Cloudflare has published details of Unweight, a lossless compression system the company says reduces large language model weights by 15–22% on Llama-3.1-8B while preserving bit-exact outputs and requiring no specialized hardware. According to Cloudflare, the technique works by compressing the exponent bytes of BF16 weights using Huffman coding and decompressing them inside GPU on-chip memory before feeding the results directly to tensor cores.

The company says it is releasing a technical paper alongside open-source GPU kernels on GitHub under its cloudflareresearch/unweight-kernels repository.

The memory bandwidth problem Cloudflare says it is targeting

In the blog post, Cloudflare frames Unweight as a response to memory bandwidth constraints on the NVIDIA H100 GPUs it uses across its inference fleet. The company states that H100 tensor cores can process data nearly 600 times faster than GPU memory can deliver it, making memory bandwidth — not compute — the bottleneck during token generation.

Cloudflare says Unweight follows two earlier efficiency projects on its stack: Infire, a Rust-based inference engine, and Omni, a model scheduling platform the company previously described as eliminating cold starts.

The core challenge isn't vanilla compression — exponent bytes in BF16 weights are highly redundant, so entropy coding works well on them. The challenge is decompressing fast enough that it doesn't slow down inference.

According to Cloudflare, each GPU compute unit can run either a decompression kernel or a matrix multiplication kernel at a given time, but not both simultaneously, due to shared memory constraints. The company says any decode latency that is not overlapped with the matrix multiplication adds directly to token latency.

How Cloudflare describes the compression approach

Cloudflare's post explains that BF16 weights consist of a 1-bit sign, an 8-bit exponent, and a 7-bit mantissa. The company says the sign and mantissa resemble random data and cannot be meaningfully compressed, but the exponent distribution is heavily skewed.
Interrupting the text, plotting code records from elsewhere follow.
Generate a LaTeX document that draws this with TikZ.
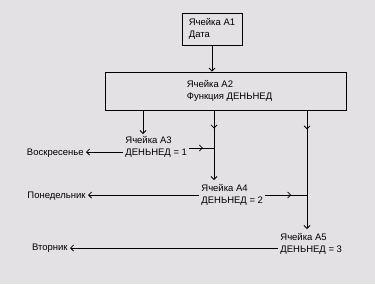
\documentclass[tikz,border=0pt]{standalone}
\usepackage{fontspec}
\setmainfont{Liberation Sans}
\usetikzlibrary{positioning,calc,arrows.meta,decorations.markings}
\definecolor{panelgray}{RGB}{227,225,228}

\tikzset{
  tip/.style={-{Straight Barb[length=3pt,width=6pt]}},
  midtip/.style={postaction={decorate},
    decoration={markings,mark=at position #1 with {\arrow{Straight Barb[length=3pt,width=6pt]}}}},
  cellbox/.style={draw, rectangle, line width=0.8pt, align=left, inner sep=0pt},
  celltext/.style={align=left, inner sep=2pt, anchor=west},
  daytext/.style={inner sep=2pt, anchor=east}
}

\begin{document}
\begin{tikzpicture}[x=1pt, y=-1pt, line width=0.8pt,
                    font=\fontsize{9.5}{12}\selectfont]
  \fill[panelgray] (0,0) rectangle (375,284);
  \useasboundingbox (0,0) rectangle (375,284);

  % cells
  \node[cellbox, minimum width=60pt, minimum height=32pt] (a1) at (212,29)
    {Ячейка A1\\ Дата};
  \node[cellbox, minimum width=241pt, minimum height=38pt] (a2) at (225.5,91)
    {\hspace*{8pt}Ячейка A2\\\hspace*{8pt}Функция ДЕНЬНЕД};
  \node[celltext] (a3) at (123,147) {Ячейка A3\\ДЕНЬНЕД = 1};
  \node[celltext] (a4) at (199,195) {Ячейка A4\\ДЕНЬНЕД = 2};
  \node[celltext] (a5) at (278,244) {Ячейка A5\\ДЕНЬНЕД = 3};

  % results
  \node[daytext] (sun) at (86,153) {Воскресенье};
  \node[daytext] (mon) at (88,196) {Понедельник};
  \node[daytext] (tue) at (70,248) {Вторник};

  % junctions
  \coordinate (d3) at (143,134);
  \coordinate (j4) at (214,180);
  \coordinate (j5) at (307,229);

  \draw[tip] (a1.south -| 212,0) -- (a2.north -| 212,0);
  \draw[tip] (a2.south -| d3) -- (d3);
  \draw[tip, midtip=0.26] (a2.south -| j4) -- (j4);
  \draw[tip, midtip=0.16] (a2.south -| j5) -- (j5);

  \draw[midtip=0.55] ([yshift=-1pt]a3.east) -- ([yshift=-1pt]a3.east -| j4);
  \draw[midtip=0.62] (a4.east) -- (a4.east -| j5);

  \draw[tip] (a3.west |- 0,152) -- (sun.east |- 0,152);
  \draw[tip] (a4.west) -- (mon.east |- a4.west);
  \draw[tip] (a5.west |- 0,248) -- (tue.east |- 0,248);
\end{tikzpicture}
\end{document}
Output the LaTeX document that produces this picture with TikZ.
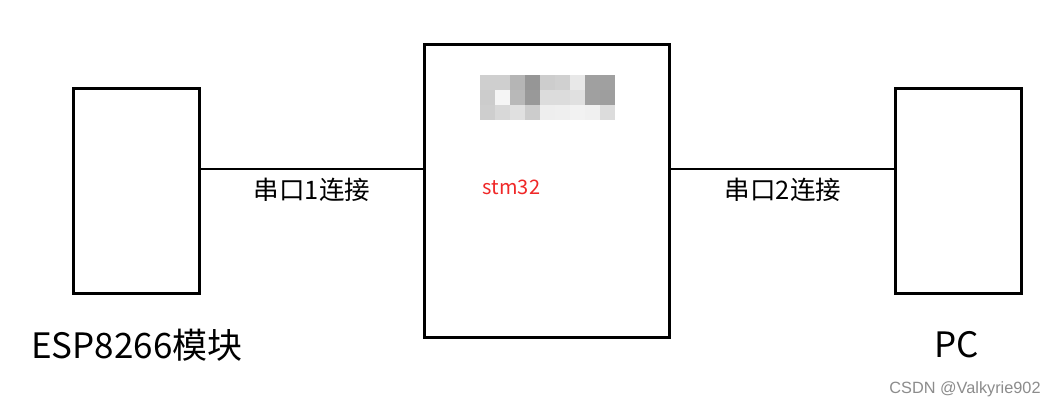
\documentclass[tikz,border=0pt]{standalone}
\usepackage{fontspec}
\setmainfont{Noto Sans CJK SC}
\newfontfamily\wmfont{Liberation Sans}
\begin{document}
\begin{tikzpicture}[x=1pt,y=-1pt,
  blockbox/.style={draw=black,line width=3pt},
  wire/.style={draw=black,line width=2.8pt},
  lbl/.style={font=\fontsize{25.5}{30}\selectfont,inner sep=0pt},
  biglbl/.style={font=\fontsize{35}{40}\selectfont,inner sep=0pt}]
\useasboundingbox[fill=white] (0,0) rectangle (1054,411);
% pixelated blocks
\def\pixrow#1#2{\foreach \c [count=\i from 0] in {#2}{\definecolor{pc}{HTML}{\c}\fill[pc] (480+15*\i,#1) rectangle ++(15,15);}}
\pixrow{75}{CFCFCF,CFCFCF,B5B5B5,969696,CDCDCD,D0D0D0,E8E8E8,A0A0A0,A0A0A0}
\pixrow{90}{CCCCCC,F5F5F5,B8B8B8,999999,DCDCDC,DCDCDC,E0E0E0,A0A0A0,9E9E9E}
\pixrow{105}{CECECE,D8D8D8,E0E0E0,CCCCCC,EEEEEE,EFEFEF,F2F2F2,F0F0F0,DCDCDC}
% boxes
\node[blockbox,minimum width=126pt,minimum height=205pt,inner sep=0pt] (esp) at (136,191.5) {};
\node[blockbox,minimum width=245pt,minimum height=292pt,inner sep=0pt] (stm) at (546.5,191) {};
\node[blockbox,minimum width=126pt,minimum height=205pt,inner sep=0pt] (pc) at (958,191.5) {};
\coordinate (sl) at (stm.west |- 0,169);
\coordinate (sr) at (stm.east |- 0,169);
\coordinate (el) at (esp.east |- 0,169);
\coordinate (pl) at (pc.west |- 0,169);
\draw[wire] (el) -- (sl);
\draw[wire] (sr) -- (pl);
\node[lbl] (l1) at (312,190) {串口1连接};
\node[lbl] (l2) at (783,190) {串口2连接};
\node[font=\fontsize{20}{24}\selectfont,text={rgb,255:red,240;green,40;blue,40},inner sep=0pt] (st) at (511.5,187) {stm32};
\node[biglbl] (espl) at (137,345) {ESP8266模块};
\node[biglbl] (pcl) at (957,345) {PC};
\node[font=\wmfont\fontsize{16.3}{19}\selectfont,text={rgb,255:red,140;green,140;blue,140},inner sep=0pt] (wm) at (965,389) {CSDN @Valkyrie902};
\end{tikzpicture}
\end{document}
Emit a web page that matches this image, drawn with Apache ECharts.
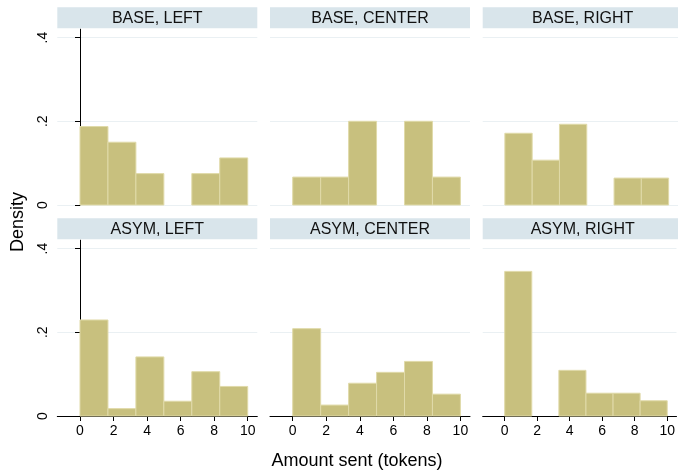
<!DOCTYPE html>
<html>
<head>
<meta charset="utf-8">
<script src="https://cdn.jsdelivr.net/npm/echarts@6/dist/echarts.min.js"></script>
<style>html,body{margin:0;padding:0;background:#fff}#c{width:678px;height:472px}</style>
</head>
<body>
<div id="c"></div>
<script>
// Histogram bin edges (tokens)
const binEdges = [0, 1.667, 3.333, 5, 6.667, 8.333, 10];
// Densities per bin
const baseLeft   = [0.1875, 0.15,   0.075,  0,      0.075,  0.1125];
const baseCenter = [0.0667, 0.0667, 0.2,    0,      0.2,    0.0667];
const baseRight  = [0.1714, 0.1071, 0.1929, 0,      0.0643, 0.0643];
const asymLeft   = [0.2294, 0.0176, 0.1412, 0.0353, 0.1059, 0.0706];
const asymCenter = [0.2087, 0.0261, 0.0783, 0.1043, 0.1304, 0.0522];
const asymRight  = [0.3455, 0,      0.1091, 0.0545, 0.0545, 0.0364];
const panelTitles = ['BASE, LEFT', 'BASE, CENTER', 'BASE, RIGHT', 'ASYM, LEFT', 'ASYM, CENTER', 'ASYM, RIGHT'];
const xTicks = [0, 2, 4, 6, 8, 10];
const yTicks = [0, 0.2, 0.4];
const yTickLabels = ['0', '.2', '.4'];
const xTitle = 'Amount sent (tokens)';
const yTitle = 'Density';

const panels = [baseLeft, baseCenter, baseRight, asymLeft, asymCenter, asymRight];

const FONT = '"Liberation Sans", Arial, Helvetica, sans-serif';
const colLeft = [57.3, 270, 482.7];
const panelW = 200;
const rowTop = [29.2, 240.2];
const panelH = 175.8;
const headerTop = [7.3, 218.3];
const headerH = 21;
const xMin = -1.354, xMax = 10.572;
const yMin = 0, yMax = 0.42;

const grids = [], xAxes = [], yAxes = [], series = [], graphics = [];

panels.forEach((vals, i) => {
  const r = Math.floor(i / 3), c = i % 3;
  grids.push({left: colLeft[c], top: rowTop[r], width: panelW, height: panelH, containLabel: false});
  const bottomRow = r === 1;
  xAxes.push({
    type: 'value', gridIndex: i, min: xMin, max: xMax,
    axisLine: {show: bottomRow, onZero: false, lineStyle: {color: '#000', width: 1}},
    axisTick: {show: bottomRow, length: 5, lineStyle: {color: '#000'}, customValues: xTicks},
    axisLabel: {show: bottomRow, customValues: xTicks, fontFamily: FONT, fontSize: 14, color: '#000', margin: 8},
    splitLine: {show: false}
  });
  const leftCol = c === 0;
  yAxes.push({
    type: 'value', gridIndex: i, min: yMin, max: yMax,
    axisLine: {show: leftCol, lineStyle: {color: '#000', width: 1}},
    axisTick: {show: leftCol, length: 5, lineStyle: {color: '#000'}, customValues: yTicks},
    axisLabel: {
      show: leftCol, customValues: yTicks, rotate: 90, fontFamily: FONT, fontSize: 14, color: '#000', margin: 7,
      formatter: v => { const k = yTicks.findIndex(t => Math.abs(t - v) < 1e-6); return k >= 0 ? yTickLabels[k] : ''; }
    },
    splitLine: {show: true, lineStyle: {color: '#eaf0f3', width: 1}}
  });
  const data = [];
  vals.forEach((v, j) => { if (v > 0) data.push([binEdges[j], binEdges[j + 1], v]); });
  series.push({
    type: 'custom', xAxisIndex: i, yAxisIndex: i, data: data,
    encode: {x: [0, 1], y: 2},
    renderItem: (params, api) => {
      const p0 = api.coord([api.value(0), api.value(2)]);
      const p1 = api.coord([api.value(1), 0]);
      return {type: 'rect', shape: {x: p0[0], y: p0[1], width: p1[0] - p0[0], height: p1[1] - p0[1]},
        style: {fill: '#c8c07e', stroke: '#e0daa9', lineWidth: 1}};
    }
  });
  graphics.push({type: 'rect', left: colLeft[c], top: headerTop[r], shape: {x: 0, y: 0, width: panelW, height: headerH},
    style: {fill: '#d9e5eb'}, silent: true});
  graphics.push({type: 'text', x: colLeft[c] + panelW / 2, y: headerTop[r] + headerH / 2 + 0.5,
    style: {text: panelTitles[i], font: '16px ' + FONT, fill: '#111', align: 'center', verticalAlign: 'middle'}});
});

graphics.push({type: 'text', x: 18, y: 222, rotation: Math.PI / 2,
  style: {text: yTitle, font: '18px ' + FONT, fill: '#000', align: 'center', verticalAlign: 'middle'}});
graphics.push({type: 'text', x: 357, y: 461.5,
  style: {text: xTitle, font: '18px ' + FONT, fill: '#000', align: 'center', verticalAlign: 'middle'}});

const chart = echarts.init(document.getElementById('c'), null, {renderer: 'canvas'});
chart.setOption({
  animation: false,
  backgroundColor: '#fff',
  grid: grids, xAxis: xAxes, yAxis: yAxes, series: series, graphic: graphics
});
</script>
</body>
</html>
Citing prior research, Cloudflare states that out of 256 possible exponent values, the top 16 most common exponents cover more than 99% of all weights in a typical LLM layer, and that information theory indicates roughly 2.6 bits are sufficient to represent the distribution. Unweight applies Huffman coding to the exponent stream only, which Cloudflare says yields roughly 30% compression on that stream.

The company says it applies this selectively to MLP weight matrices — the gate, up, and down projections — which it states make up roughly two-thirds of a model's parameters and account for most memory traffic during token generation. Attention weights, embeddings, and layer norms are left uncompressed, according to the post.

Row-level handling of rare exponents

For weights whose exponents fall outside the top-16 palette, Cloudflare says it stores the entire row of 64 weights verbatim rather than handling exceptions per element. The company says this design choice eliminates per-element branching in the hot path, trading a small amount of compression ratio for simpler kernel logic.

Cloudflare states that a runtime component selects from multiple execution strategies depending on the workload, with an autotuner choosing a strategy per weight matrix and batch size. Some strategies prioritize simplicity, while others minimize memory traffic, according to the post.

Reported results on Llama-3.1-8B

Cloudflare reports that initial results on Llama-3.1-8B show roughly 30% compression of MLP weights alone, which translates to a 15–22% reduction in overall model size and approximately 3 GB of VRAM savings. The company says this allows it to fit more models on a single GPU.

Cloudflare contrasts Unweight with quantization, which it describes as a lossy technique that converts 32- or 16-bit floating point values to 8- or 4-bit integers and can affect output quality in ways the company says are unpredictable. Cloudflare says it wanted a lossless approach for production inference serving diverse use cases.

How Cloudflare positions Unweight against prior work

The post references three prior systems and explains why Cloudflare says they did not meet its requirements. According to Cloudflare, ZipNN compresses weights for storage and distribution with CPU-side decompression. The company says HUff-LLM proposes custom FPGA hardware for decoding. Cloudflare states that ZipServ fuses decompression with GPU inference but targets consumer-grade GPUs rather than the H100 hardware Cloudflare operates.

Cloudflare says none of these systems provided lossless inference-time decompression on Hopper-class GPUs integrated with its Rust-based inference engine, which is what prompted the Unweight project.

Availability

Cloudflare has published the GPU kernels as open source on GitHub and linked a technical report hosted at research.cloudflare.com/nikulin2026. The blog post does not specify pricing changes for Cloudflare's inference customers; the company frames the work as an internal efficiency improvement that it says makes inference cheaper and faster to run across its network.